I have only tried salvia once and it was an amazing experience.

I was driving back up the East Coast from Florida to Massachusetts. I had driven down there with the intention of going to college. (following a boy) I left the school 2 days into orientation. My Dad flew one of my closest friends down there so I wouldn't have to drive back alone.

He and I decided to visit two friends of ours who live in South Carolina, in the myrtle beach area. The girls live at an amazing and unique ranch/preserve. Wild animals that you never think to see in your life, live just feet from the house they call home.

That's how this adventure started. We were invited to hold a baby tiger and a baby monkey at the girls' work. One of them was done working for the day and decided to show us the town, and invite us to try something new: Salvia.

Now, I am not one to experiment with drugs. Pot and alcohol on occasion, but nothing more. Still, my life was going through so many changes that I basically said...why the hell not? So we stopped by a headshop, and left with a small bag of the stuff.

It was late, and we decided to go somewhere quiet, open, relaxing--the beach. I had plenty of blankets among my belongings in the car, so we spread out on the dark beach and settled in.

My friend and I had never tried this before, but the girl with us had, so she guided us through what to expect. But even with her stories of her past experiences, I don't know if I was fully prepared.

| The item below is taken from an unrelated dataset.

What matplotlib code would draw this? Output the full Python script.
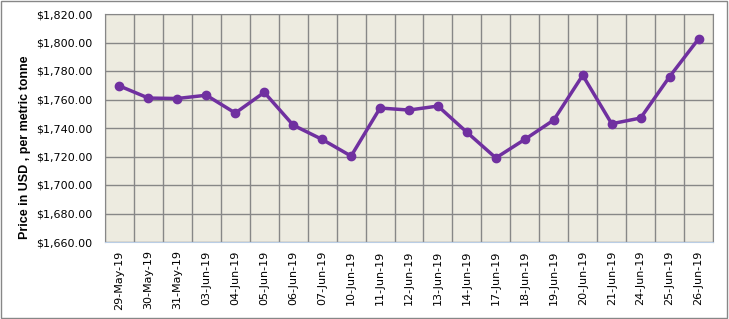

We had decided to smoke one at a time, so to amuse himself while I road my trip out, the guy driving up with me started lighting off some small fireworks he had purchased on the road. This location and the things going on around me definitely added to the trip.

Not long after inhaling, the world felt a little topsy-turvy. I remember digging my hands into the sand, to hold myself steady. It suddenly felt as if the world were very small, that its entire vastness were as shifting and becoming as small as the particles of sand in my hands. This sensation unnerved me greatly, so I tried to focus on something besides my fingers.

The fireworks, spiraling around in the air. And as I watched, each spark became a creature, a living thing, a beautiful little butterfly, floating daintily and preciously. I was astounded, I was mesmerized. And then they were gone. I think this may have been the first thing I spoke after beginning the trip. I begged him to light another, to release more butterflies. I wanted to sore high into the sky with those little sparks of flickering light.

But when those lights were gone, I was suddenly back within my hands. I looked quickly to the other girl with me, but she suddenly seemed farther away. The world was folding underneath us, into a neat little box. She was on the other side, I could see an edge. I told her we were on a cube. I couldn't move to look behind me, but I was certain that I would see another edge somewhere beyond, that the entire world had somehow folded itself into this little box and left us sitting on its edges.
Like I had slipped into an entirely different dimension and taken my friends with me.

But I wasn't scared. It was very peaceful, calm, welcoming. I felt contentment.

Very quickly though, the world snapped back, and I was left with a lightheadedness akin to standing up too quickly. I was back on the beach, there were no cubes or butterflies. But I felt refreshed and open.

It was an amazing experience for me. This was in 2010, and I have not done the herb since then. I know many who have mixed reviews for it. For me, this trip was exhilarating, beautiful, and serene. I wish I had recorded a written description at the time, but the thought did not occur to me, so I hope this does the experience justice on some level.